End of the hunger strike at Dachau memorial site, 1980; pictured (left to right): Uta Horstmann, Anton Franz, Dronja Peter, Hans Braun, Romani Rose, Jakob Bamberger, Fritz Greußing, Franz Wirbel; photo: Documentation and Cultural Centre of German Sinti and Roma.

The hunger strike at the former concentration camp in Dachau

On Good Friday of 1980, twelve Sinti began a hunger strike at the memorial site of the former Dachau concentration camp. This action turned into a key event for the Sinti and Roma civil rights movement in Germany. The strike was given particular moral weight through the participation of concentration camp survivors Jakob Bamberger, Hans Braun and Franz Wirbel.

The “Landfahrerordnung” (Travellers’ Ordinance), which remained valid in Bavaria until 1970, had restricted the fundamental rights of Sinti and Roma for decades. Bavarian criminal police had been recording the names, fingerprints and personal details of Sinti and Roma from across Germany through until well into the 1970s. This information was in some cases added to files already created during the Nazi period. These files were used in many compensation proceedings to dismiss claims of Sinti and Roma who had survived the Holocaust.

The strikers sought to find out the whereabouts of the files. Their protest triggered a widespread wave of public solidarity, and marks a turning-point in the public perception of the minority. Around 100 national and foreign media reported on the events in Dachau. In the end, the regional government publicly conceded that they had to tackle the discrimination of Sinti and Roma.
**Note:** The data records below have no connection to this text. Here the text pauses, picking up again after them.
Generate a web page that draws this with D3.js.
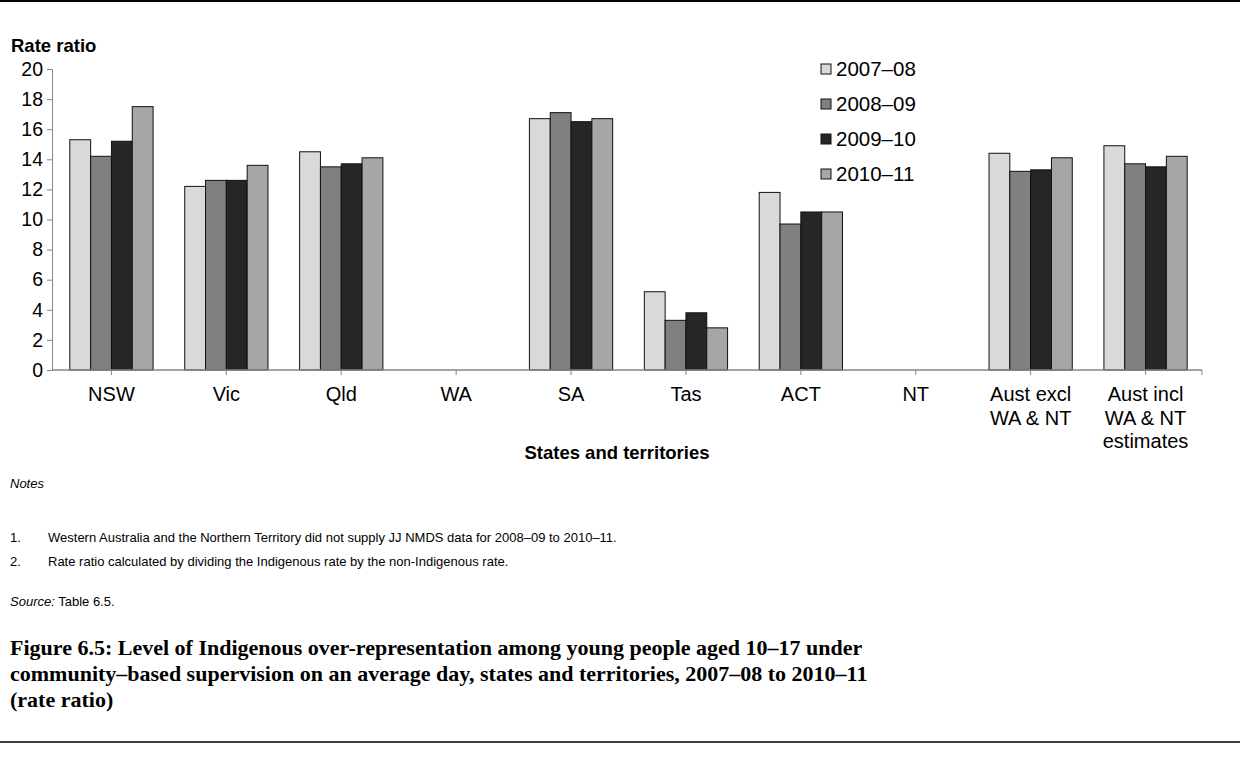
<!DOCTYPE html>
<html>
<head>
<meta charset="utf-8">
<script src="https://cdn.jsdelivr.net/npm/d3@7"></script>
<style>
  html, body { margin: 0; padding: 0; background: #fff; }
  svg { display: block; }
  .sans { font-family: "Liberation Sans", Arial, sans-serif; fill: #000; }
  .serif { font-family: "Liberation Serif", "Times New Roman", serif; fill: #000; }
</style>
</head>
<body>
<svg id="chart" width="1240" height="758"></svg>
<script>
// Categories along the x axis (multi-line labels split on "|")
const categories = ["NSW", "Vic", "Qld", "WA", "SA", "Tas", "ACT", "NT",
  "Aust excl|WA & NT", "Aust incl|WA & NT|estimates"];

// Financial years shown as series
const seriesNames = ["2007–08", "2008–09", "2009–10", "2010–11"];

// Rate ratios per series (WA and NT did not supply data)
const values0708 = [15.3, 12.2, 14.5, null, 16.7, 5.2, 11.8, null, 14.4, 14.9];
const values0809 = [14.2, 12.6, 13.5, null, 17.1, 3.3, 9.7, null, 13.2, 13.7];
const values0910 = [15.2, 12.6, 13.7, null, 16.5, 3.8, 10.5, null, 13.3, 13.5];
const values1011 = [17.5, 13.6, 14.1, null, 16.7, 2.8, 10.5, null, 14.1, 14.2];

const yTicks = [0, 2, 4, 6, 8, 10, 12, 14, 16, 18, 20];

const seriesValues = [values0708, values0809, values0910, values1011];
const seriesColors = ["#d9d9d9", "#808080", "#262626", "#a6a6a6"];

const notes = [
  "Western Australia and the Northern Territory did not supply JJ NMDS data for 2008–09 to 2010–11.",
  "Rate ratio calculated by dividing the Indigenous rate by the non-Indigenous rate."
];
const titleLines = [
  "Figure 6.5: Level of Indigenous over-representation among young people aged 10–17 under",
  "community–based supervision on an average day, states and territories, 2007–08 to 2010–11",
  "(rate ratio)"
];

const svg = d3.select("#chart");
const axisColor = "#868686";

// Page rules above and below the figure
svg.append("line").attr("x1", 0).attr("x2", 1240).attr("y1", 1).attr("y2", 1)
  .attr("stroke", "#000").attr("stroke-width", 2);
svg.append("line").attr("x1", 0).attr("x2", 1240).attr("y1", 742).attr("y2", 742)
  .attr("stroke", "#000").attr("stroke-width", 1.5);

// Scales
const plotLeft = 52, plotRight = 1202, plotTop = 69, plotBottom = 370;
const x0 = d3.scaleBand().domain(categories).range([plotLeft + 2, plotRight + 1]).padding(0);
const x1 = d3.scaleBand().domain(seriesNames).range([0, x0.bandwidth()])
  .paddingInner(0).paddingOuter(0.76);
const y = d3.scaleLinear().domain([0, 20]).range([plotBottom, plotTop]);

// Bars
const rows = [];
categories.forEach((c, i) => {
  seriesNames.forEach((s, j) => {
    const v = seriesValues[j][i];
    if (v != null) rows.push({ cat: c, series: s, value: v, color: seriesColors[j] });
  });
});
svg.append("g").selectAll("rect").data(rows).join("rect")
  .attr("x", d => x0(d.cat) + x1(d.series))
  .attr("y", d => y(d.value))
  .attr("width", x1.bandwidth())
  .attr("height", d => y(0) - y(d.value))
  .attr("fill", d => d.color)
  .attr("stroke", "#111")
  .attr("stroke-width", 1);

// Y axis
const yAxis = svg.append("g").attr("transform", `translate(${plotLeft},0)`)
  .call(d3.axisLeft(y).tickValues(yTicks).tickSize(5).tickPadding(4).tickFormat(d3.format("d")));
yAxis.select(".domain").attr("stroke", axisColor);
yAxis.selectAll(".tick line").attr("stroke", axisColor);
yAxis.selectAll(".tick text").attr("class", "sans").style("font-size", "19.5px").attr("fill", "#000");

// X axis: ticks at category centres plus one at the right end
const xAxis = svg.append("g").attr("transform", `translate(0,${plotBottom})`);
xAxis.append("line").attr("x1", plotLeft).attr("x2", plotRight)
  .attr("stroke", axisColor).attr("stroke-width", 1.5);
const tickXs = categories.map(c => x0(c) + x0.bandwidth() / 2).concat([plotRight]);
xAxis.selectAll("line.tk").data(tickXs).join("line").attr("class", "tk")
  .attr("x1", d => d).attr("x2", d => d).attr("y1", 0).attr("y2", 5)
  .attr("stroke", axisColor);

const xl = svg.append("g");
categories.forEach(c => {
  const lines = c.split("|");
  const t = xl.append("text").attr("class", "sans")
    .attr("text-anchor", "middle").style("font-size", "20px");
  lines.forEach((ln, k) => {
    t.append("tspan").attr("x", x0(c) + x0.bandwidth() / 2)
      .attr("y", 401 + k * 23.5).text(ln);
  });
});

// Axis titles
svg.append("text").attr("class", "sans").attr("x", 11).attr("y", 52)
  .style("font-size", "18.5px").style("font-weight", "bold").text("Rate ratio");
svg.append("text").attr("class", "sans").attr("x", 617).attr("y", 459)
  .attr("text-anchor", "middle").style("font-size", "18.5px").style("font-weight", "bold")
  .text("States and territories");

// Legend
const legend = svg.append("g").attr("transform", "translate(821,69)");
seriesNames.forEach((s, j) => {
  const g = legend.append("g").attr("transform", `translate(0,${j * 35})`);
  g.append("rect").attr("x", 0).attr("y", -5).attr("width", 10).attr("height", 10)
    .attr("fill", seriesColors[j]).attr("stroke", "#111");
  g.append("text").attr("class", "sans").attr("x", 15).attr("y", 7)
    .style("font-size", "20.5px").text(s);
});

// Notes and source
svg.append("text").attr("class", "sans").attr("x", 10).attr("y", 488)
  .style("font-size", "13px").style("font-style", "italic").text("Notes");
notes.forEach((n, i) => {
  const yy = 542 + i * 24;
  svg.append("text").attr("class", "sans").attr("x", 10).attr("y", yy)
    .style("font-size", "13px").text(`${i + 1}.`);
  svg.append("text").attr("class", "sans").attr("x", 48).attr("y", yy)
    .style("font-size", "13px").text(n);
});
const src = svg.append("text").attr("class", "sans").attr("x", 10).attr("y", 606)
  .style("font-size", "13px");
src.append("tspan").style("font-style", "italic").text("Source:");
src.append("tspan").text(" Table 6.5.");

// Figure title
titleLines.forEach((t, i) => {
  svg.append("text").attr("class", "serif").attr("x", 10).attr("y", 655 + i * 26)
    .style("font-size", "22px").style("font-weight", "bold").text(t);
});
</script>
</body>
</html>
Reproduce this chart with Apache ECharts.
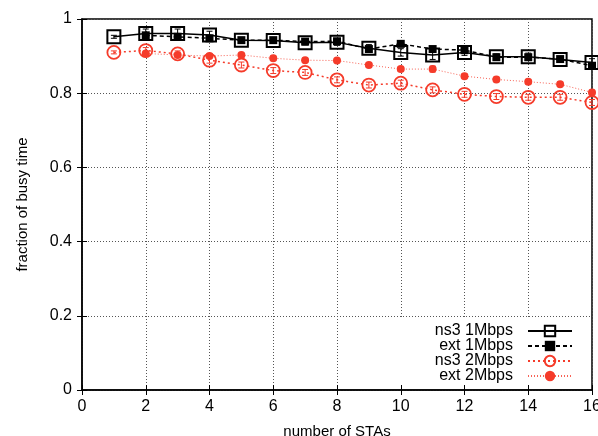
<!DOCTYPE html>
<html><head><meta charset="utf-8">
<script src="https://cdn.jsdelivr.net/npm/echarts@6/dist/echarts.min.js"></script>
<style>html,body{margin:0;padding:0;background:#fff}#c{width:598px;height:436px}</style>
</head><body><div id="c"></div>
<script>
const xNs3_1 = [1,2,3,4,5,6,7,8,9,10,11,12,13,14,15,16];
const ns3_1M = [0.952,0.961,0.961,0.957,0.943,0.942,0.936,0.937,0.921,0.910,0.903,0.910,0.898,0.898,0.891,0.883];
const ns3_1M_err = [0.004,0.012,0.012,0.010,0.006,0.008,0.006,0.008,0.010,0.010,0.012,0.008,0.008,0.010,0.008,0.010];
const xExt = [2,3,4,5,6,7,8,9,10,11,12,13,14,15,16];
const ext_1M = [0.956,0.952,0.948,0.943,0.943,0.939,0.940,0.919,0.933,0.919,0.916,0.897,0.897,0.892,0.874];
const ext_1M_err = [0.004,0.004,0.004,0.004,0.004,0.004,0.004,0.004,0.004,0.004,0.004,0.004,0.004,0.004,0.006];
const ns3_2M = [0.910,0.915,0.906,0.889,0.876,0.861,0.856,0.836,0.822,0.827,0.809,0.797,0.791,0.789,0.789,0.775];
const ns3_2M_err = [0.004,0.008,0.008,0.008,0.008,0.008,0.008,0.008,0.008,0.008,0.008,0.008,0.008,0.008,0.008,0.008];
const ext_2M = [0.907,0.903,0.900,0.903,0.894,0.889,0.888,0.876,0.865,0.865,0.846,0.837,0.831,0.824,0.802];
const ext_2M_err = [0.004,0.004,0.004,0.004,0.006,0.005,0.005,0.006,0.006,0.008,0.006,0.006,0.006,0.006,0.006];
const xTicks = [0,2,4,6,8,10,12,14,16];
const yTicks = [0,0.2,0.4,0.6,0.8,1];
const RED = '#f53b2a';

const chart = echarts.init(document.getElementById('c'));
const FONT = 'Liberation Sans';
function pairs(xs, ys){ return xs.map((x,i)=>[x,ys[i]]); }
function errData(xs, ys, es){ return xs.map((x,i)=>[x, ys[i]-es[i], ys[i]+es[i]]); }
function errSeries(xs, ys, es, color){
  return {
    type:'custom', silent:true, z:1,
    data: errData(xs, ys, es),
    renderItem:function(params, api){
      const lo = api.coord([api.value(0), api.value(1)]);
      const hi = api.coord([api.value(0), api.value(2)]);
      const w = 3;
      return {type:'group', children:[
        {type:'line', shape:{x1:lo[0],y1:lo[1],x2:hi[0],y2:hi[1]}, style:{stroke:color,lineWidth:1}},
        {type:'line', shape:{x1:lo[0]-w,y1:lo[1],x2:lo[0]+w,y2:lo[1]}, style:{stroke:color,lineWidth:1}},
        {type:'line', shape:{x1:hi[0]-w,y1:hi[1],x2:hi[0]+w,y2:hi[1]}, style:{stroke:color,lineWidth:1}}
      ]};
    }
  };
}
const axisLbl = {fontFamily:FONT, fontSize:16, color:'#000'};
const option = {
  animation:false,
  grid:{left:82, right:6, top:19, bottom:46, show:true, borderColor:'#000', borderWidth:1.5, containLabel:false, outerBoundsMode:'none'},
  textStyle:{fontFamily:FONT},
  legend:{
    orient:'vertical', align:'right', right:7, top:318,
    padding:[5,18,1,43], backgroundColor:'#fff',
    itemWidth:44, itemHeight:13, itemGap:-1,
    textStyle:{fontFamily:FONT, fontSize:16, lineHeight:16, color:'#000', padding:[0,10,0,0]},
    data:['ns3 1Mbps','ext 1Mbps','ns3 2Mbps','ext 2Mbps']
  },
  xAxis:[{
    type:'value', min:0, max:16, interval:2,
    name:'number of STAs', nameLocation:'middle', nameGap:34,
    nameTextStyle:{fontFamily:FONT, fontSize:15, color:'#000'},
    axisLine:{show:true, lineStyle:{color:'#000', width:1.5}},
    axisTick:{show:true, inside:true, length:5, lineStyle:{color:'#000'}},
    axisLabel:Object.assign({margin:9}, axisLbl),
    splitLine:{show:true, lineStyle:{color:'#555', type:[1,2], width:1}}
  },{
    type:'value', position:'top', min:0, max:16, interval:2,
    axisLine:{show:false}, axisTick:{show:true, inside:true, length:5, lineStyle:{color:'#000'}},
    axisLabel:{show:false}, splitLine:{show:false}
  }],
  yAxis:[{
    type:'value', min:0, max:1, interval:0.2,
    name:'fraction of busy time', nameLocation:'middle', nameGap:52, nameRotate:90,
    nameTextStyle:{fontFamily:FONT, fontSize:15, color:'#000'},
    axisLine:{show:true, lineStyle:{color:'#000', width:1.5}},
    axisTick:{show:true, inside:true, length:5, lineStyle:{color:'#000'}},
    axisLabel:Object.assign({margin:10}, axisLbl),
    splitLine:{show:true, lineStyle:{color:'#555', type:[1,2], width:1}}
  },{
    type:'value', position:'right', min:0, max:1, interval:0.2,
    axisLine:{show:false}, axisTick:{show:true, inside:true, length:5, lineStyle:{color:'#000'}},
    axisLabel:{show:false}, splitLine:{show:false}
  }],
  series:[
    errSeries(xNs3_1, ns3_1M, ns3_1M_err, '#000'),
    errSeries(xExt, ext_1M, ext_1M_err, '#000'),
    errSeries(xNs3_1, ns3_2M, ns3_2M_err, RED),
    errSeries(xExt, ext_2M, ext_2M_err, RED),
    {name:'ns3 1Mbps', type:'line', z:3, data:pairs(xNs3_1, ns3_1M), symbol:'rect', symbolSize:13,
     lineStyle:{color:'#000', width:1.5, type:'solid'},
     itemStyle:{color:'rgba(255,255,255,0)', borderColor:'#000', borderWidth:2}},
    {name:'ext 1Mbps', type:'line', z:4, data:pairs(xExt, ext_1M), symbol:'rect', symbolSize:8,
     lineStyle:{color:'#000', width:1.5, type:[4,3]},
     itemStyle:{color:'#000', borderColor:'#000', borderWidth:0}},
    {name:'ns3 2Mbps', type:'line', z:3, data:pairs(xNs3_1, ns3_2M), symbol:'circle', symbolSize:13,
     lineStyle:{color:RED, width:1.5, type:[2,3]},
     itemStyle:{color:'rgba(255,255,255,0)', borderColor:RED, borderWidth:1.8}},
    {name:'ext 2Mbps', type:'line', z:4, data:pairs(xExt, ext_2M), symbol:'circle', symbolSize:8,
     lineStyle:{color:RED, width:1, type:[1,2], opacity:0.8},
     itemStyle:{color:RED, borderWidth:0}}
  ]
};
chart.setOption(option);
</script></body></html>
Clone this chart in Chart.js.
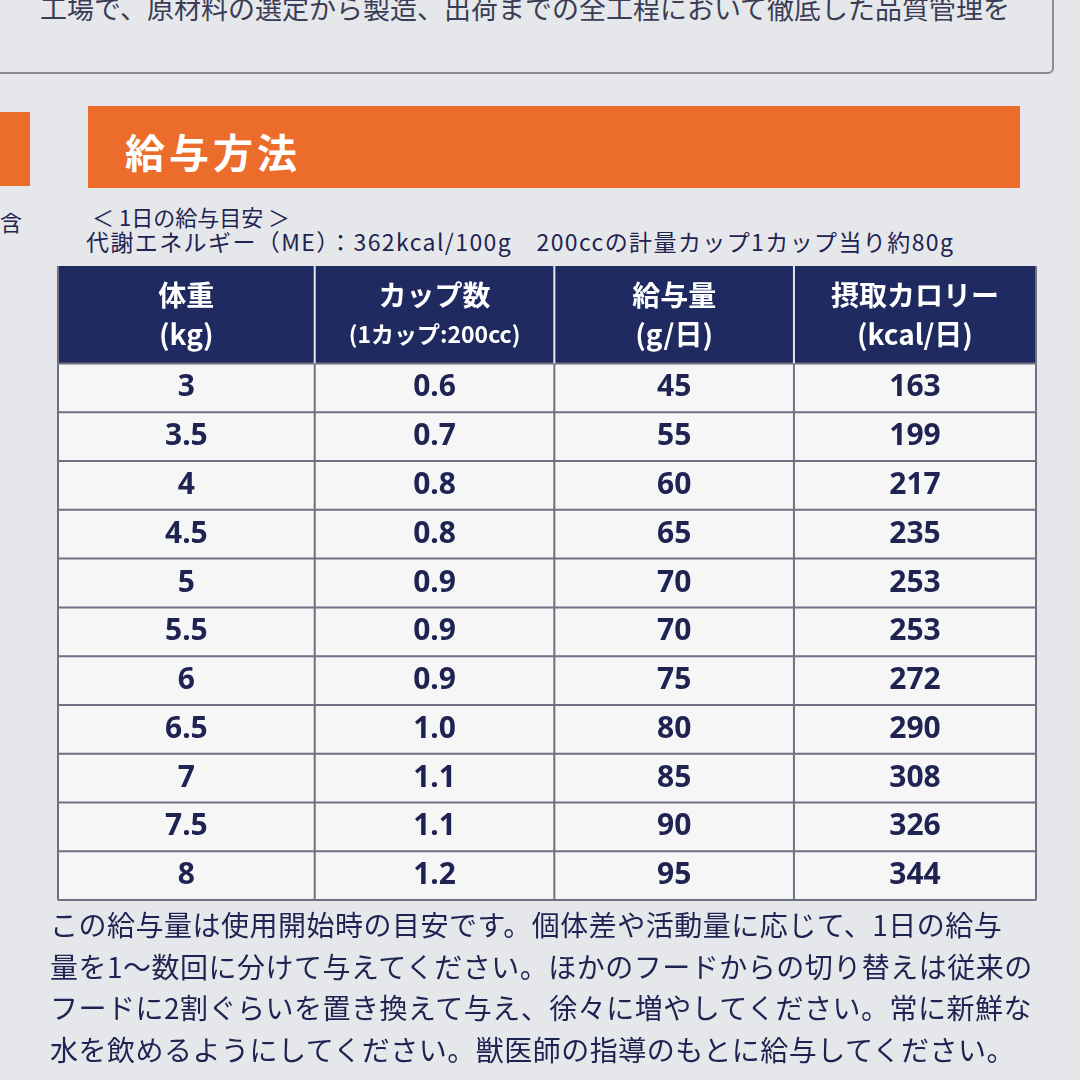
<!DOCTYPE html>
<html><head><meta charset="utf-8">
<script src="https://cdn.jsdelivr.net/npm/chart.js@4"></script>
<style>
body{margin:0;width:1080px;height:1080px;background:#e6e7ea;position:relative;overflow:hidden;font-family:"Noto Sans CJK JP","Noto Sans",sans-serif;color:#1e2352}
.abs{position:absolute;white-space:nowrap}
#c{position:absolute;left:0;top:0}
</style></head><body>
<div class="abs" style="left:-10px;top:-30px;width:1060px;height:100px;border:2px solid #8a8c95;border-radius:6px"></div>
<div class="abs" style="left:40px;top:-12px;font-size:27px;color:#3a3d55">工場で、原材料の選定から製造、出荷までの全工程において徹底した品質管理を</div>
<div class="abs" style="left:0;top:112px;width:30px;height:74px;background:#ec6c2c"></div>
<div class="abs" style="left:88px;top:106px;width:932px;height:82px;background:#ec6c2c"></div>
<div class="abs" style="left:125px;top:122px;font-size:40px;font-weight:bold;color:#fff;letter-spacing:4px">給与方法</div>
<div class="abs" style="left:0;top:205px;font-size:22px">含</div>
<div class="abs" style="left:92px;top:200px;font-size:22px">＜ 1日の給与目安 ＞</div>
<div class="abs" style="left:86px;top:224px;font-size:23px;letter-spacing:1.4px">代謝エネルギー（ME）：362kcal/100g　200ccの計量カップ1カップ当り約80g</div>
<canvas id="c" width="1080" height="1080"></canvas>
<div class="abs" style="left:50px;top:904px;font-size:28px;line-height:41.5px;letter-spacing:0.5px">この給与量は使用開始時の目安です。個体差や活動量に応じて、1日の給与<br>量を1～数回に分けて与えてください。ほかのフードからの切り替えは従来の<br>フードに2割ぐらいを置き換えて与え、徐々に増やしてください。常に新鮮な<br>水を飲めるようにしてください。獣医師の指導のもとに給与してください。</div>
<script>
const headers = [['体重', '(kg)'], ['カップ数', '(1カップ:200cc)'], ['給与量', '(g/日)'], ['摂取カロリー', '(kcal/日)']];
const weights = ['3', '3.5', '4', '4.5', '5', '5.5', '6', '6.5', '7', '7.5', '8'];
const cups = ['0.6', '0.7', '0.8', '0.8', '0.9', '0.9', '0.9', '1.0', '1.1', '1.1', '1.2'];
const grams = [45, 55, 60, 65, 70, 70, 75, 80, 85, 90, 95];
const kcal = [163, 199, 217, 235, 253, 253, 272, 290, 308, 326, 344];
const colEdges = [0, 1.05, 2.03, 3.01, 4]; // column boundaries in x units

const columns = [weights, cups, grams, kcal];
const headRows = 2; // header occupies 2 row units

const tablePlugin = {
    id: 'table',
    beforeDatasetsDraw(chart) {
        const c = chart.ctx, xs = chart.scales.x, ys = chart.scales.y;
        const X = v => xs.getPixelForValue(v), Y = v => ys.getPixelForValue(v);
        const mid = k => X((colEdges[k] + colEdges[k + 1]) / 2);
        const total = headRows + weights.length;
        c.save();
        c.fillStyle = '#f6f6f7';
        c.fillRect(X(0), Y(0), X(4) - X(0), Y(total) - Y(0));
        c.fillStyle = '#1f2a60';
        c.fillRect(X(0), Y(0), X(4) - X(0), Y(headRows) - Y(0));
        c.strokeStyle = '#6e7184';
        c.lineWidth = 2;
        for (let r = headRows; r <= total; r++) {
            c.beginPath(); c.moveTo(X(0), Y(r)); c.lineTo(X(4), Y(r)); c.stroke();
        }
        colEdges.forEach((e, k) => {
            c.strokeStyle = (k === 0 || k === 4) ? '#6e7184' : '#e6e7ea';
            c.beginPath(); c.moveTo(X(e), Y(0)); c.lineTo(X(e), Y(headRows)); c.stroke();
            c.strokeStyle = '#6e7184';
            c.beginPath(); c.moveTo(X(e), Y(headRows)); c.lineTo(X(e), Y(total)); c.stroke();
        });
        c.textAlign = 'center'; c.textBaseline = 'middle';
        headers.forEach((h, k) => {
            c.fillStyle = '#fff';
            c.font = 'bold 28px "Noto Sans CJK JP"';
            c.fillText(h[0], mid(k), Y(0.6));
            c.font = (k === 1 ? 'bold 23px' : 'bold 28px') + ' "Noto Sans CJK JP"';
            c.fillText(h[1], mid(k), Y(1.4));
        });
        c.fillStyle = '#1e2352';
        c.font = 'bold 30px "Noto Sans","DejaVu Sans"';
        columns.forEach((col, k) => {
            col.forEach((v, r) => c.fillText(String(v), mid(k), Y(headRows + r + 0.5)));
        });
        c.restore();
    }
};

new Chart(document.getElementById('c').getContext('2d'), {
    type: 'scatter',
    data: { datasets: [{ data: [], pointRadius: 0 }] },
    options: {
        responsive: false,
        animation: false,
        layout: { padding: { left: 58, right: 44, top: 266, bottom: 180 } },
        scales: {
            x: { type: 'linear', min: 0, max: 4, display: false },
            y: { type: 'linear', min: 0, max: 13, reverse: true, display: false }
        },
        plugins: { legend: { display: false }, tooltip: { enabled: false } }
    },
    plugins: [tablePlugin]
});
</script>
</body></html>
Furthermore, the Interior Ministry asserted that the files from the Bavarian criminal police had been destroyed in the early 1970s.

The civil rights campaigners met with Federal Minister of Justice Hans-Jochen Vogel in Dachau on 12 April 1980, thus marking the official end of the hunger strike. He promised them his support and described the protest action as a “very important impetus” for breaking down prejudice.